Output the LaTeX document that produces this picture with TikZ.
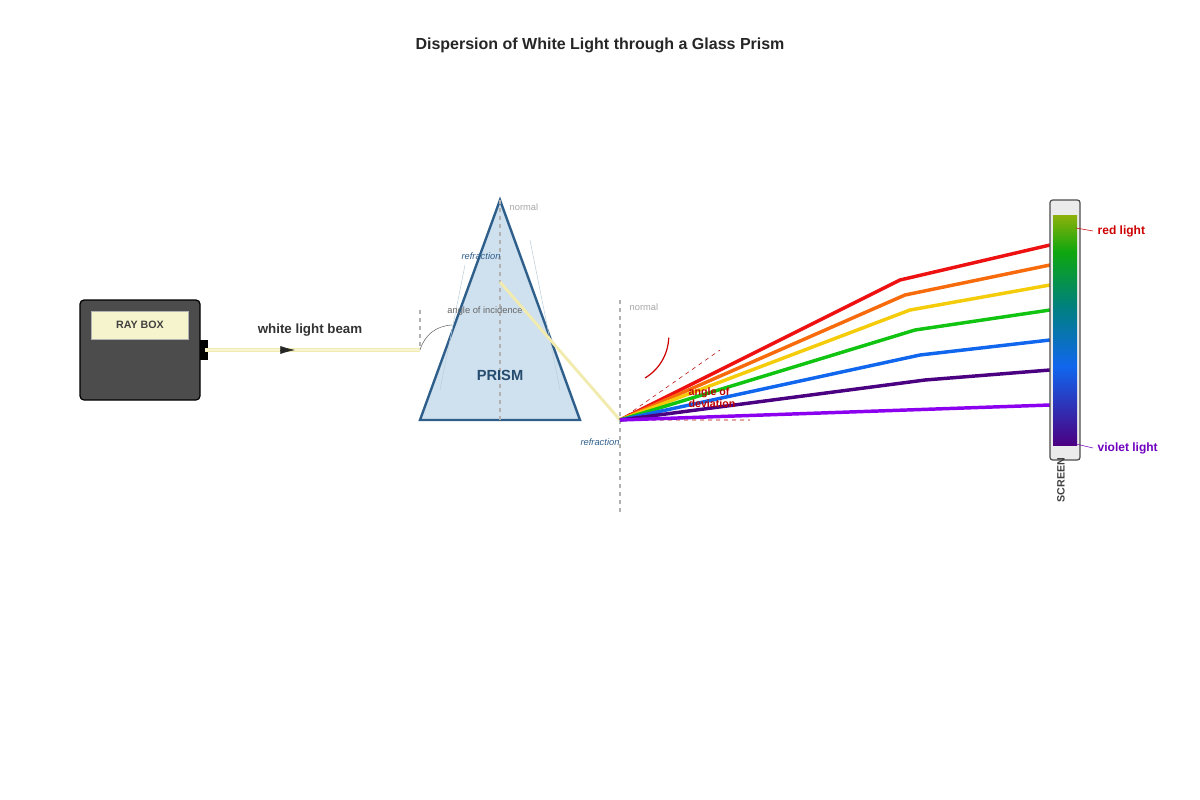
\documentclass[tikz,border=0pt]{standalone}
\usepackage{fontspec}
\setmainfont{Liberation Sans}
\usetikzlibrary{positioning,arrows.meta,calc}
\definecolor{prismfill}{HTML}{CFE0EE}
\definecolor{prismedge}{HTML}{2E5E8A}
\definecolor{beam}{HTML}{F2EBB0}
\definecolor{cred}{HTML}{EE1111}
\definecolor{corange}{HTML}{F76B0C}
\definecolor{cyellow}{HTML}{F5CC0A}
\definecolor{cgreen}{HTML}{11C411}
\definecolor{cblue}{HTML}{1166EE}
\definecolor{cindigo}{HTML}{4B0082}
\definecolor{cviolet}{HTML}{8B00EE}
\pgfdeclareverticalshading{spectrum}{100bp}{
  color(0bp)=(cviolet); color(10bp)=(cviolet!80!black); color(25bp)=(cindigo);
  color(42bp)=(cblue); color(55bp)=(teal); color(67bp)=(cgreen!85!black);
  color(80bp)=(cyellow!90!black); color(90bp)=(corange); color(100bp)=(cred)}
\begin{document}
\begin{tikzpicture}[x=0.75pt,y=-0.75pt]
\tikzset{ray/.style={line width=2.6pt},
  normal/.style={gray!60,dashed,line width=0.9pt},
  small/.style={font=\fontsize{7}{8}\selectfont}}
\useasboundingbox (0,0) rectangle (1200,800);
\node[font=\bfseries\fontsize{12}{14}\selectfont,text=black!85] (title) at (600,45) {Dispersion of White Light through a Glass Prism};
% ray box
\draw[fill=black!70,rounded corners=3pt,line width=0.9pt] (80,300) rectangle (200,400);
\node[fill=yellow!10!white!92!olive,draw=black!30,minimum width=73pt,minimum height=21pt,inner sep=0,font=\bfseries\fontsize{8}{9}\selectfont,text=black!75] (label) at (140,325) {RAY BOX};
\fill (200,340) rectangle (208,360);
\coordinate (out) at (205,350);
\coordinate (in) at (420,350);
\draw[beam,double=beam!50!white,double distance=2pt,line width=0.8pt] (out) -- (in);
\draw[-{Latex[length=11pt,width=6pt]},black!85] (280,350) -- (295,350);
\node[font=\bfseries\fontsize{10}{12}\selectfont,text=black!80] (wlb) at (310,330) {white light beam};
% prism
\draw[fill=prismfill,draw=prismedge,line width=1.8pt,line join=miter] (500,200) coordinate (apex) -- (420,420) -- (580,420) -- cycle;
\draw[prismedge!30] (465,265) -- (440,390) (530,240) -- (560,390);
\draw[normal] (apex) -- (500,420);
\node[font=\bfseries\fontsize{11}{13}\selectfont,text=prismedge!80!black] (prism) at (500,375) {PRISM};
\node[small,text=gray!70,anchor=west] (n1) at (505,207) {normal};
\node[small,text=prismedge,font=\itshape\fontsize{7}{8}\selectfont] (r1) at (481,256) {refraction};
\node[small,text=black!60] (aoi) at (485,311) {angle of incidence};
\draw[normal] (420,310) -- (in);
\draw[black!60] (in) to[bend left=35] (452,325);
\coordinate (inner) at (500,282);
\coordinate (exit) at (620,420);
\draw[beam,line width=2.2pt] (inner) -- (exit);
% exit side
\draw[normal] (620,300) -- (620,515);
\node[small,text=gray!70,anchor=west] (n2) at (625,307) {normal};
\node[small,text=prismedge,font=\itshape\fontsize{7}{8}\selectfont] (r2) at (600,442) {refraction};
\draw[red!70!black,dashed] (exit) -- (720,350) (exit) -- (750,420);
\draw[red!80!black,line width=0.9pt] (645,378) arc[start angle=59,end angle=2,radius=49];
% spectrum rays
\foreach \c/\k/\e in {cred/900:280/1050:245,corange/905:295/1050:265,cyellow/910:310/1050:285,cgreen/915:330/1050:310,cblue/920:355/1050:340,cindigo/925:380/1050:370,cviolet/840:412/1050:405}{
  \def\pk{\k}\def\pe{\e}
  \pgfmathsetmacro\kx{0}
}
\draw[ray,cred] (exit) -- (900,280) -- (1050,245);
\draw[ray,corange] (exit) -- (905,295) -- (1050,265);
\draw[ray,cyellow] (exit) -- (910,310) -- (1050,285);
\draw[ray,cgreen] (exit) -- (915,330) -- (1050,310);
\draw[ray,cblue] (exit) -- (920,355) -- (1050,340);
\draw[ray,cindigo] (exit) -- (925,380) -- (1050,370);
\draw[ray,cviolet] (exit) -- (1050,405);
\node[font=\bfseries\fontsize{8}{9}\selectfont,text=red!75!black,align=left,fill=none] (aod) at (712,398) {angle of\\deviation};
% screen
\draw[fill=black!8,draw=black!70,rounded corners=2pt,line width=0.9pt] (1050,200) rectangle (1080,460);
\shade[shading=spectrum] (1053,215) rectangle (1077,445);
\node[rotate=90,font=\bfseries\fontsize{8}{9}\selectfont,text=black!75] (scr) at (1061,480) {SCREEN};
\node[anchor=west,font=\bfseries\fontsize{9}{10}\selectfont,text=red!80!black] (red) at (1093,231) {red light};
\node[anchor=west,font=\bfseries\fontsize{9}{10}\selectfont,text=cviolet!80!black] (vio) at (1093,448) {violet light};
\draw[red!80!black] (1076,228) -- (red.west);
\draw[cviolet!80!black] (1076,444) -- (vio.west);
\end{tikzpicture}
\end{document}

****

Leave every image out, and retype the material exactly.

Output the LaTeX document that produces this picture with TikZ.
\documentclass[tikz,border=0pt]{standalone}
\usepackage{fontspec}
\setmainfont{Liberation Sans}
\usetikzlibrary{positioning,arrows.meta,calc}
\definecolor{prismfill}{HTML}{CFE0EE}
\definecolor{prismedge}{HTML}{2E5E8A}
\definecolor{beam}{HTML}{F2EBB0}
\definecolor{cred}{HTML}{EE1111}
\definecolor{corange}{HTML}{F76B0C}
\definecolor{cyellow}{HTML}{F5CC0A}
\definecolor{cgreen}{HTML}{11C411}
\definecolor{cblue}{HTML}{1166EE}
\definecolor{cindigo}{HTML}{4B0082}
\definecolor{cviolet}{HTML}{8B00EE}
\pgfdeclareverticalshading{spectrum}{100bp}{
  color(0bp)=(cviolet); color(10bp)=(cviolet!80!black); color(25bp)=(cindigo);
  color(42bp)=(cblue); color(55bp)=(teal); color(67bp)=(cgreen!85!black);
  color(80bp)=(cyellow!90!black); color(90bp)=(corange); color(100bp)=(cred)}
\begin{document}
\begin{tikzpicture}[x=0.75pt,y=-0.75pt]
\tikzset{ray/.style={line width=2.6pt},
  normal/.style={gray!60,dashed,line width=0.9pt},
  small/.style={font=\fontsize{7}{8}\selectfont}}
\useasboundingbox (0,0) rectangle (1200,800);
\node[font=\bfseries\fontsize{12}{14}\selectfont,text=black!85] (title) at (600,45) {Dispersion of White Light through a Glass Prism};
% ray box
\draw[fill=black!70,rounded corners=3pt,line width=0.9pt] (80,300) rectangle (200,400);
\node[fill=yellow!10!white!92!olive,draw=black!30,minimum width=73pt,minimum height=21pt,inner sep=0,font=\bfseries\fontsize{8}{9}\selectfont,text=black!75] (label) at (140,325) {RAY BOX};
\fill (200,340) rectangle (208,360);
\coordinate (out) at (205,350);
\coordinate (in) at (420,350);
\draw[beam,double=beam!50!white,double distance=2pt,line width=0.8pt] (out) -- (in);
\draw[-{Latex[length=11pt,width=6pt]},black!85] (280,350) -- (295,350);
\node[font=\bfseries\fontsize{10}{12}\selectfont,text=black!80] (wlb) at (310,330) {white light beam};
% prism
\draw[fill=prismfill,draw=prismedge,line width=1.8pt,line join=miter] (500,200) coordinate (apex) -- (420,420) -- (580,420) -- cycle;
\draw[prismedge!30] (465,265) -- (440,390) (530,240) -- (560,390);
\draw[normal] (apex) -- (500,420);
\node[font=\bfseries\fontsize{11}{13}\selectfont,text=prismedge!80!black] (prism) at (500,375) {PRISM};
\node[small,text=gray!70,anchor=west] (n1) at (505,207) {normal};
\node[small,text=prismedge,font=\itshape\fontsize{7}{8}\selectfont] (r1) at (481,256) {refraction};
\node[small,text=black!60] (aoi) at (485,311) {angle of incidence};
\draw[normal] (420,310) -- (in);
\draw[black!60] (in) to[bend left=35] (452,325);
\coordinate (inner) at (500,282);
\coordinate (exit) at (620,420);
\draw[beam,line width=2.2pt] (inner) -- (exit);
% exit side
\draw[normal] (620,300) -- (620,515);
\node[small,text=gray!70,anchor=west] (n2) at (625,307) {normal};
\node[small,text=prismedge,font=\itshape\fontsize{7}{8}\selectfont] (r2) at (600,442) {refraction};
\draw[red!70!black,dashed] (exit) -- (720,350) (exit) -- (750,420);
\draw[red!80!black,line width=0.9pt] (645,378) arc[start angle=59,end angle=2,radius=49];
% spectrum rays
\foreach \c/\k/\e in {cred/900:280/1050:245,corange/905:295/1050:265,cyellow/910:310/1050:285,cgreen/915:330/1050:310,cblue/920:355/1050:340,cindigo/925:380/1050:370,cviolet/840:412/1050:405}{
  \def\pk{\k}\def\pe{\e}
  \pgfmathsetmacro\kx{0}
}
\draw[ray,cred] (exit) -- (900,280) -- (1050,245);
\draw[ray,corange] (exit) -- (905,295) -- (1050,265);
\draw[ray,cyellow] (exit) -- (910,310) -- (1050,285);
\draw[ray,cgreen] (exit) -- (915,330) -- (1050,310);
\draw[ray,cblue] (exit) -- (920,355) -- (1050,340);
\draw[ray,cindigo] (exit) -- (925,380) -- (1050,370);
\draw[ray,cviolet] (exit) -- (1050,405);
\node[font=\bfseries\fontsize{8}{9}\selectfont,text=red!75!black,align=left,fill=none] (aod) at (712,398) {angle of\\deviation};
% screen
\draw[fill=black!8,draw=black!70,rounded corners=2pt,line width=0.9pt] (1050,200) rectangle (1080,460);
\shade[shading=spectrum] (1053,215) rectangle (1077,445);
\node[rotate=90,font=\bfseries\fontsize{8}{9}\selectfont,text=black!75] (scr) at (1061,480) {SCREEN};
\node[anchor=west,font=\bfseries\fontsize{9}{10}\selectfont,text=red!80!black] (red) at (1093,231) {red light};
\node[anchor=west,font=\bfseries\fontsize{9}{10}\selectfont,text=cviolet!80!black] (vio) at (1093,448) {violet light};
\draw[red!80!black] (1076,228) -- (red.west);
\draw[cviolet!80!black] (1076,444) -- (vio.west);
\end{tikzpicture}
\end{document}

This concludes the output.